» Supplied data
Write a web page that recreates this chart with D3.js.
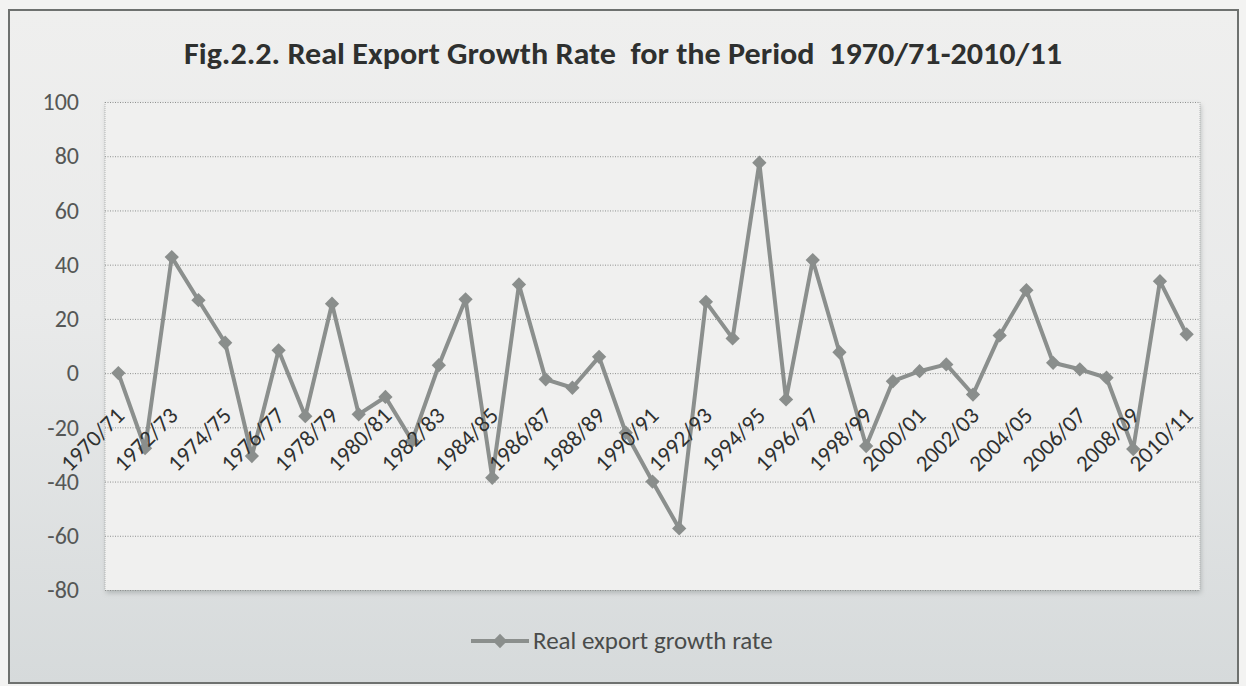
<!DOCTYPE html>
<html>
<head>
<meta charset="utf-8">
<script src="https://cdn.jsdelivr.net/npm/d3@7"></script>
<style>
  html, body { margin: 0; padding: 0; background: #f3f3f2; }
  svg { display: block; }
</style>
</head>
<body>
<svg id="chart" width="1246" height="686"></svg>
<script>
// Fiscal years of the series
const categories = [
  "1970/71","1971/72","1972/73","1973/74","1974/75","1975/76","1976/77","1977/78",
  "1978/79","1979/80","1980/81","1981/82","1982/83","1983/84","1984/85","1985/86",
  "1986/87","1987/88","1988/89","1989/90","1990/91","1991/92","1992/93","1993/94",
  "1994/95","1995/96","1996/97","1997/98","1998/99","1999/00","2000/01","2001/02",
  "2002/03","2003/04","2004/05","2005/06","2006/07","2007/08","2008/09","2009/10",
  "2010/11"
];

// Real export growth rate (%)
const growthRate = [
  0, -27.7, 42.8, 26.9, 11.2, -30.6, 8.4, -15.9,
  25.6, -15.2, -8.8, -25.0, 2.9, 27.2, -38.6, 32.7,
  -2.3, -5.4, 6.0, -22.0, -40.0, -57.3, 26.3, 12.8,
  77.6, -9.7, 41.7, 7.7, -26.9, -3.0, 0.7, 3.2,
  -7.9, 13.9, 30.6, 3.8, 1.4, -1.7, -28.0, 33.9,
  14.3
];

// Category labels shown on the axis (every second year)
const xTickLabels = categories.filter((d, i) => i % 2 === 0);

// Value axis ticks
const yTicks = [-80, -60, -40, -20, 0, 20, 40, 60, 80, 100];

const seriesName = "Real export growth rate";
const titleText = "Fig.2.2. Real Export Growth Rate\u00a0 for the Period\u00a0 1970/71-2010/11";

const svg = d3.select("#chart");
const fontFamily = "Carlito, Lato, 'Open Sans', sans-serif";

const plot = { left: 105, right: 1200, top: 102, bottom: 590 };

const x = d3.scalePoint().domain(categories).range([plot.left, plot.right]).padding(0.5);
const y = d3.scaleLinear().domain([-80, 100]).range([plot.bottom, plot.top]);

const defs = svg.append("defs");
const bg = defs.append("linearGradient").attr("id", "chartBg")
  .attr("x1", 0).attr("y1", 0).attr("x2", 0).attr("y2", 1);
bg.append("stop").attr("offset", "0%").attr("stop-color", "#efefee");
bg.append("stop").attr("offset", "45%").attr("stop-color", "#e9eaea");
bg.append("stop").attr("offset", "100%").attr("stop-color", "#d6dadb");

const shadow = defs.append("filter").attr("id", "plotShadow")
  .attr("x", "-5%").attr("y", "-5%").attr("width", "110%").attr("height", "115%");
shadow.append("feDropShadow").attr("dx", 1).attr("dy", 3).attr("stdDeviation", 2.5)
  .attr("flood-color", "#7d8282").attr("flood-opacity", 0.45);

// Chart area with frame
svg.append("rect")
  .attr("x", 9).attr("y", 10).attr("width", 1229).attr("height", 673)
  .attr("fill", "url(#chartBg)")
  .attr("stroke", "#6e716f").attr("stroke-width", 2);

// Plot area
svg.append("rect")
  .attr("x", plot.left).attr("y", plot.top)
  .attr("width", plot.right - plot.left).attr("height", plot.bottom - plot.top)
  .attr("fill", "#f0f0ef")
  .attr("filter", "url(#plotShadow)");

// Plot area side edges (dotted)
svg.append("g").selectAll("line").data([plot.left, plot.right]).join("line")
  .attr("x1", d => d).attr("x2", d => d)
  .attr("y1", plot.top).attr("y2", plot.bottom)
  .attr("stroke", "#b5b7b6").attr("stroke-width", 1)
  .attr("stroke-dasharray", "1,1");

// Horizontal gridlines
const grid = svg.append("g")
  .attr("transform", `translate(${plot.left},0)`)
  .call(d3.axisLeft(y).tickValues(yTicks).tickSize(-(plot.right - plot.left)).tickFormat(""));
grid.select(".domain").remove();
grid.selectAll("line")
  .attr("stroke", "#8e908f").attr("stroke-width", 1)
  .attr("stroke-dasharray", "1,1.5");

// Value axis labels (plain hyphen for negatives)
const yAxis = svg.append("g")
  .attr("transform", `translate(${plot.left},0)`)
  .call(d3.axisLeft(y).tickValues(yTicks).tickSize(0).tickPadding(26).tickFormat(d => String(d)));
yAxis.select(".domain").remove();
yAxis.selectAll("text")
  .attr("font-family", fontFamily)
  .attr("font-size", 24)
  .attr("fill", "#555756");

// Series line
const line = d3.line()
  .x((d, i) => x(categories[i]))
  .y(d => y(d));

svg.append("path")
  .datum(growthRate)
  .attr("d", line)
  .attr("fill", "none")
  .attr("stroke", "#8b8f8d")
  .attr("stroke-width", 4)
  .attr("stroke-linejoin", "round");

// Diamond markers
const diamond = d3.symbol().type(d3.symbolDiamond2).size(130);
svg.append("g").selectAll("path")
  .data(growthRate)
  .join("path")
  .attr("d", diamond)
  .attr("transform", (d, i) => `translate(${x(categories[i])},${y(d)})`)
  .attr("fill", "#8a8e8c");

// Category axis labels, drawn next to the zero line
const xAxis = svg.append("g")
  .attr("transform", `translate(0,${y(0)})`)
  .call(d3.axisBottom(x).tickValues(xTickLabels).tickSize(0).tickFormat(d => d));
xAxis.select(".domain").remove();
xAxis.selectAll("text")
  .attr("font-family", fontFamily)
  .attr("font-size", 23)
  .attr("fill", "#2f3130")
  .attr("text-anchor", "end")
  .attr("dy", null)
  .attr("y", null)
  .attr("transform", "translate(7,44) rotate(-45)");

// Title
svg.append("text")
  .attr("x", 623).attr("y", 64)
  .attr("text-anchor", "middle")
  .attr("font-family", fontFamily)
  .attr("font-weight", "bold")
  .attr("font-size", 31)
  .attr("textLength", 878)
  .attr("lengthAdjust", "spacingAndGlyphs")
  .attr("fill", "#2e302f")
  .text(titleText);

// Legend
const legendY = 641;
const legend = svg.append("g");
legend.append("line")
  .attr("x1", 471).attr("x2", 529).attr("y1", legendY).attr("y2", legendY)
  .attr("stroke", "#8b8f8d").attr("stroke-width", 4);
legend.append("path")
  .attr("d", diamond)
  .attr("transform", `translate(500,${legendY})`)
  .attr("fill", "#8a8e8c");
legend.append("text")
  .attr("x", 533).attr("y", legendY + 8)
  .attr("font-family", fontFamily)
  .attr("font-size", 25)
  .attr("fill", "#4a4c4b")
  .text(seriesName);
</script>
</body>
</html>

» Task description
Are you able to set down all the lines above exactly, without any pictures?

» Expected answer
Write a web page that recreates this chart with D3.js.
<!DOCTYPE html>
<html>
<head>
<meta charset="utf-8">
<script src="https://cdn.jsdelivr.net/npm/d3@7"></script>
<style>
  html, body { margin: 0; padding: 0; background: #f3f3f2; }
  svg { display: block; }
</style>
</head>
<body>
<svg id="chart" width="1246" height="686"></svg>
<script>
// Fiscal years of the series
const categories = [
  "1970/71","1971/72","1972/73","1973/74","1974/75","1975/76","1976/77","1977/78",
  "1978/79","1979/80","1980/81","1981/82","1982/83","1983/84","1984/85","1985/86",
  "1986/87","1987/88","1988/89","1989/90","1990/91","1991/92","1992/93","1993/94",
  "1994/95","1995/96","1996/97","1997/98","1998/99","1999/00","2000/01","2001/02",
  "2002/03","2003/04","2004/05","2005/06","2006/07","2007/08","2008/09","2009/10",
  "2010/11"
];

// Real export growth rate (%)
const growthRate = [
  0, -27.7, 42.8, 26.9, 11.2, -30.6, 8.4, -15.9,
  25.6, -15.2, -8.8, -25.0, 2.9, 27.2, -38.6, 32.7,
  -2.3, -5.4, 6.0, -22.0, -40.0, -57.3, 26.3, 12.8,
  77.6, -9.7, 41.7, 7.7, -26.9, -3.0, 0.7, 3.2,
  -7.9, 13.9, 30.6, 3.8, 1.4, -1.7, -28.0, 33.9,
  14.3
];

// Category labels shown on the axis (every second year)
const xTickLabels = categories.filter((d, i) => i % 2 === 0);

// Value axis ticks
const yTicks = [-80, -60, -40, -20, 0, 20, 40, 60, 80, 100];

const seriesName = "Real export growth rate";
const titleText = "Fig.2.2. Real Export Growth Rate\u00a0 for the Period\u00a0 1970/71-2010/11";

const svg = d3.select("#chart");
const fontFamily = "Carlito, Lato, 'Open Sans', sans-serif";

const plot = { left: 105, right: 1200, top: 102, bottom: 590 };

const x = d3.scalePoint().domain(categories).range([plot.left, plot.right]).padding(0.5);
const y = d3.scaleLinear().domain([-80, 100]).range([plot.bottom, plot.top]);

const defs = svg.append("defs");
const bg = defs.append("linearGradient").attr("id", "chartBg")
  .attr("x1", 0).attr("y1", 0).attr("x2", 0).attr("y2", 1);
bg.append("stop").attr("offset", "0%").attr("stop-color", "#efefee");
bg.append("stop").attr("offset", "45%").attr("stop-color", "#e9eaea");
bg.append("stop").attr("offset", "100%").attr("stop-color", "#d6dadb");

const shadow = defs.append("filter").attr("id", "plotShadow")
  .attr("x", "-5%").attr("y", "-5%").attr("width", "110%").attr("height", "115%");
shadow.append("feDropShadow").attr("dx", 1).attr("dy", 3).attr("stdDeviation", 2.5)
  .attr("flood-color", "#7d8282").attr("flood-opacity", 0.45);

// Chart area with frame
svg.append("rect")
  .attr("x", 9).attr("y", 10).attr("width", 1229).attr("height", 673)
  .attr("fill", "url(#chartBg)")
  .attr("stroke", "#6e716f").attr("stroke-width", 2);

// Plot area
svg.append("rect")
  .attr("x", plot.left).attr("y", plot.top)
  .attr("width", plot.right - plot.left).attr("height", plot.bottom - plot.top)
  .attr("fill", "#f0f0ef")
  .attr("filter", "url(#plotShadow)");

// Plot area side edges (dotted)
svg.append("g").selectAll("line").data([plot.left, plot.right]).join("line")
  .attr("x1", d => d).attr("x2", d => d)
  .attr("y1", plot.top).attr("y2", plot.bottom)
  .attr("stroke", "#b5b7b6").attr("stroke-width", 1)
  .attr("stroke-dasharray", "1,1");

// Horizontal gridlines
const grid = svg.append("g")
  .attr("transform", `translate(${plot.left},0)`)
  .call(d3.axisLeft(y).tickValues(yTicks).tickSize(-(plot.right - plot.left)).tickFormat(""));
grid.select(".domain").remove();
grid.selectAll("line")
  .attr("stroke", "#8e908f").attr("stroke-width", 1)
  .attr("stroke-dasharray", "1,1.5");

// Value axis labels (plain hyphen for negatives)
const yAxis = svg.append("g")
  .attr("transform", `translate(${plot.left},0)`)
  .call(d3.axisLeft(y).tickValues(yTicks).tickSize(0).tickPadding(26).tickFormat(d => String(d)));
yAxis.select(".domain").remove();
yAxis.selectAll("text")
  .attr("font-family", fontFamily)
  .attr("font-size", 24)
  .attr("fill", "#555756");

// Series line
const line = d3.line()
  .x((d, i) => x(categories[i]))
  .y(d => y(d));

svg.append("path")
  .datum(growthRate)
  .attr("d", line)
  .attr("fill", "none")
  .attr("stroke", "#8b8f8d")
  .attr("stroke-width", 4)
  .attr("stroke-linejoin", "round");

// Diamond markers
const diamond = d3.symbol().type(d3.symbolDiamond2).size(130);
svg.append("g").selectAll("path")
  .data(growthRate)
  .join("path")
  .attr("d", diamond)
  .attr("transform", (d, i) => `translate(${x(categories[i])},${y(d)})`)
  .attr("fill", "#8a8e8c");

// Category axis labels, drawn next to the zero line
const xAxis = svg.append("g")
  .attr("transform", `translate(0,${y(0)})`)
  .call(d3.axisBottom(x).tickValues(xTickLabels).tickSize(0).tickFormat(d => d));
xAxis.select(".domain").remove();
xAxis.selectAll("text")
  .attr("font-family", fontFamily)
  .attr("font-size", 23)
  .attr("fill", "#2f3130")
  .attr("text-anchor", "end")
  .attr("dy", null)
  .attr("y", null)
  .attr("transform", "translate(7,44) rotate(-45)");

// Title
svg.append("text")
  .attr("x", 623).attr("y", 64)
  .attr("text-anchor", "middle")
  .attr("font-family", fontFamily)
  .attr("font-weight", "bold")
  .attr("font-size", 31)
  .attr("textLength", 878)
  .attr("lengthAdjust", "spacingAndGlyphs")
  .attr("fill", "#2e302f")
  .text(titleText);

// Legend
const legendY = 641;
const legend = svg.append("g");
legend.append("line")
  .attr("x1", 471).attr("x2", 529).attr("y1", legendY).attr("y2", legendY)
  .attr("stroke", "#8b8f8d").attr("stroke-width", 4);
legend.append("path")
  .attr("d", diamond)
  .attr("transform", `translate(500,${legendY})`)
  .attr("fill", "#8a8e8c");
legend.append("text")
  .attr("x", 533).attr("y", legendY + 8)
  .attr("font-family", fontFamily)
  .attr("font-size", 25)
  .attr("fill", "#4a4c4b")
  .text(seriesName);
</script>
</body>
</html>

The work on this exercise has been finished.